The claim here, echoed by endless purveyors of conventional wisdom in Washington, is that these added revenues—potentially a half-trillion dollars a year—will be used to reduce the $8 trillion to $10 trillion deficits in the coming decade. If history is any guide, however, that won’t happen. Instead, Congress will simply spend the money.

History does indeed bear this out.  The WSJ article, disappointingly, mentions Ronald Reagan only once, and in passing; however, if you’re interested in a political history of government spending, deficits, and revenues, I strongly recommend reading the book The Struggle to Limit Government by John Samples of the Cato Institute.  Lest you be deterred, the book is entirely free, and available for immediate download from the Cato website.  Take advantage; you’ll be glad you did.

Mr. Samples’ insight on the Reagan presidency is very telling in this case.  Consider a passage from the book, on page 93:

Traditional Republicans had always said – and repeated the axiom in 1981 – that government should cut spending and then reduce taxes to balance the public budget.  Reagan believed the causality ran the other way: “Government spends all the taxes it gets.  If we reduce taxes, we’ll reduce spending.”

Reagan perhaps assumed that if Congress cut taxes it would also cut spending enough to keep spending and revenues roughly near balance.  He assumed, in short, that members of Congress would fear incurring deficits and raising taxes more than they would fear the wrath of those who benefited from government spending.

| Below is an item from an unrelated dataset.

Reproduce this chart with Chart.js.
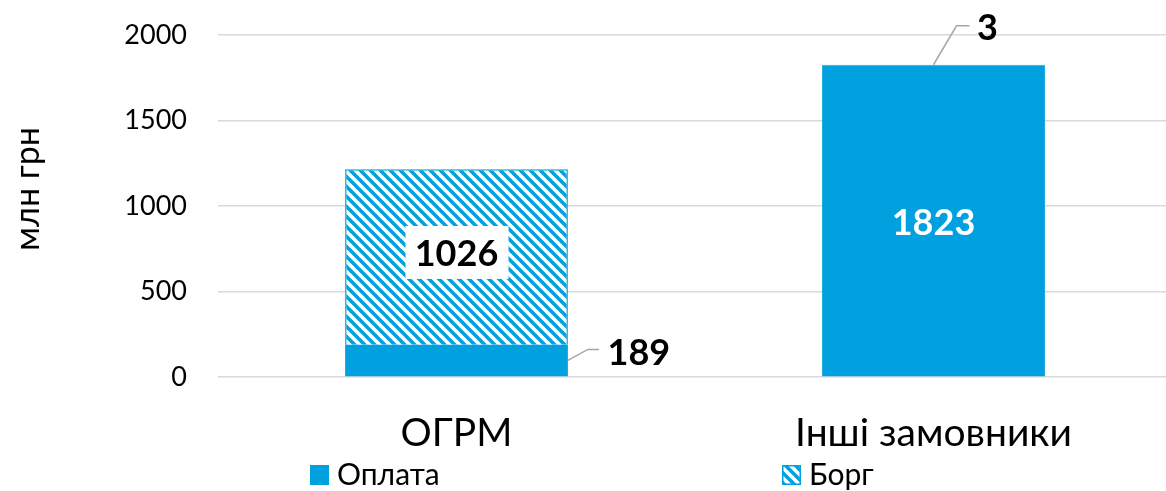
<!DOCTYPE html>
<html><head><meta charset="utf-8">
<script src="https://cdn.jsdelivr.net/npm/chart.js@4.4.1/dist/chart.umd.min.js"></script>
<style>html,body{margin:0;padding:0;background:#fff;overflow:hidden}#wrap{width:1166px;height:491px;position:relative;overflow:hidden}</style>
</head><body><div id="wrap"><canvas id="c" width="1172" height="491"></canvas></div>
<script>
const categories = ['ОГРМ', 'Інші замовники'];
const oplata = [189, 1823];
const borg = [1026, 3];
const yTicks = [0, 500, 1000, 1500, 2000];
const seriesNames = ['Оплата', 'Борг'];
const axisTitle = 'млн грн';

const BLUE = '#00A1DE';
const FONT = 'Lato, "Liberation Sans", sans-serif';

function makeHatch() {
  const s = 10;
  const c = document.createElement('canvas');
  c.width = s; c.height = s;
  const g = c.getContext('2d');
  g.fillStyle = '#fff'; g.fillRect(0, 0, s, s);
  g.strokeStyle = BLUE; g.lineWidth = 3.6;
  for (const o of [-s, 0, s]) {
    g.beginPath(); g.moveTo(o - 2, -2); g.lineTo(o + s + 2, s + 2); g.stroke();
  }
  return g.createPattern(c, 'repeat');
}
const hatch = makeHatch();

const labelPlugin = {
  id: 'customLabels',
  afterDatasetsDraw(chart) {
    const ctx = chart.ctx;
    const m0 = chart.getDatasetMeta(0), m1 = chart.getDatasetMeta(1);
    ctx.save();
    ctx.font = 'bold 36px ' + FONT;
    ctx.textAlign = 'center'; ctx.textBaseline = 'middle';
    const b0 = m1.data[0];
    const cy0 = (b0.y + b0.base) / 2;
    ctx.fillStyle = '#fff';
    ctx.fillRect(b0.x - 51, cy0 - 31, 103, 53);
    ctx.fillStyle = '#000';
    ctx.fillText(String(borg[0]), b0.x, cy0 - 3);
    const a1 = m0.data[1];
    ctx.fillStyle = '#fff';
    ctx.fillText(String(oplata[1]), a1.x, (a1.y + a1.base) / 2 + 3);
    ctx.strokeStyle = '#a6a6a6'; ctx.lineWidth = 1.5;
    const a0 = m0.data[0];
    const rx = a0.x + a0.width / 2;
    const my = (a0.y + a0.base) / 2;
    ctx.beginPath(); ctx.moveTo(rx, my); ctx.lineTo(rx + 20, my - 11); ctx.lineTo(rx + 31, my - 11); ctx.stroke();
    ctx.fillStyle = '#000';
    ctx.fillText(String(oplata[0]), rx + 71, my - 7);
    const b1 = m1.data[1];
    ctx.beginPath(); ctx.moveTo(b1.x, b1.y); ctx.lineTo(b1.x + 23, b1.y - 39); ctx.lineTo(b1.x + 36, b1.y - 39); ctx.stroke();
    ctx.fillText(String(borg[1]), b1.x + 54, b1.y - 36);
    ctx.restore();
  },
  afterDraw(chart) {
    const ctx = chart.ctx;
    ctx.save();
    ctx.font = '34px ' + FONT;
    ctx.fillStyle = '#000';
    ctx.textAlign = 'center'; ctx.textBaseline = 'middle';
    ctx.translate(28, 189); ctx.rotate(-Math.PI / 2);
    ctx.fillText(axisTitle, 0, 0);
    ctx.restore();
    ctx.save();
    ctx.font = '30px ' + FONT;
    ctx.textAlign = 'left'; ctx.textBaseline = 'middle';
    const items = [
      { x: 310, fill: BLUE, border: null, text: seriesNames[0] },
      { x: 782, fill: hatch, border: BLUE, text: seriesNames[1] }
    ];
    for (const it of items) {
      ctx.fillStyle = it.fill;
      ctx.fillRect(it.x, 465, 19, 20);
      if (it.border) { ctx.strokeStyle = it.border; ctx.lineWidth = 1.5; ctx.strokeRect(it.x + 0.75, 465.75, 17.5, 18.5); }
      ctx.fillStyle = '#000';
      ctx.fillText(it.text, it.x + 27, 475);
    }
    ctx.restore();
  }
};

new Chart(document.getElementById('c'), {
  type: 'bar',
  data: {
    labels: categories,
    datasets: [
      { label: seriesNames[0], data: oplata, backgroundColor: BLUE, borderWidth: 0 },
      { label: seriesNames[1], data: borg, backgroundColor: hatch, borderColor: BLUE, borderWidth: 1.5 }
    ]
  },
  options: {
    responsive: false,
    animation: false,
    devicePixelRatio: 1,
    layout: { padding: { top: 35, right: 0, left: 0, bottom: 0 } },
    plugins: { legend: { display: false }, tooltip: { enabled: false } },
    datasets: { bar: { barPercentage: 0.467, categoryPercentage: 1 } },
    scales: {
      x: {
        stacked: true,
        grid: { display: false, drawTicks: false },
        border: { display: false },
        ticks: { color: '#000', font: { family: FONT, size: 39 }, padding: 33, maxRotation: 0 },
        afterFit(s) { s.height = 114; }
      },
      y: {
        stacked: true,
        min: 0, max: 2000,
        afterBuildTicks(s) { s.ticks = yTicks.map(v => ({ value: v })); },
        grid: { color: '#d9d9d9', lineWidth: 1.5, drawTicks: true, tickLength: 31, tickColor: 'rgba(0,0,0,0)' },
        border: { display: false },
        ticks: { color: '#000', font: { family: FONT, size: 27 }, padding: 0, callback: v => String(v) },
        afterFit(s) { s.width = 218; }
      }
    }
  },
  plugins: [labelPlugin]
});
</script></body></html>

And with public concern about deficits as a political issue at or near historical highs, he may have had quite a rational basis for that assumption.  Indeed, his strategy amounted to: “starve the beast.”  In this strategy Reagan was both wrong and right.  He was right to note that “Congress spends all the taxes it gets.”  Indeed, despite pushing massive tax rate cuts through Congress, 1981 (Reagan’s first year in office) saw dramatically increased federal revenue – 20.8% of GNP, vs. an average of 19.2% during the entire Carter administration, and indeed, a rough average of 19% for the preceding two decades.  Yet, Reagan’s administration also saw ballooning deficits.  Congress indeed, spent all it could get its hands on and more.

Where Reagan went wrong is assuming that politicians fear deficits and the imbalance of the public funds more than they fear the wrath of the entitlement-dependent masses that may kick them out of office in the next election cycle.  Clearly, the politicians involved were far more interested in expediency than they were in common sense, and like most every relatively modern politician before and after, they decided the kick the problem down the road.  Reagan assumed that the time had come in 1981 for the public debt to force government’s hand.  Reagan was wrong.  30 years later, and we have still not only failed to force our supposedly representative government to handle the debt crisis, but we have been adding ever more to it through the Bush II and Obama years. 

To get a better handle on the philosophical reasons why, I would again refer you to Samples’ book, The Struggle to Limit GovernmentHowever, as concerns the day’s news, it is important to understand that proposals to reduce the deficit by increasing revenue are purely a fool’s errand.  No change in the debt issue will come until either voters or a crisis forces unpopular decisions.

There is no realistic middle ground.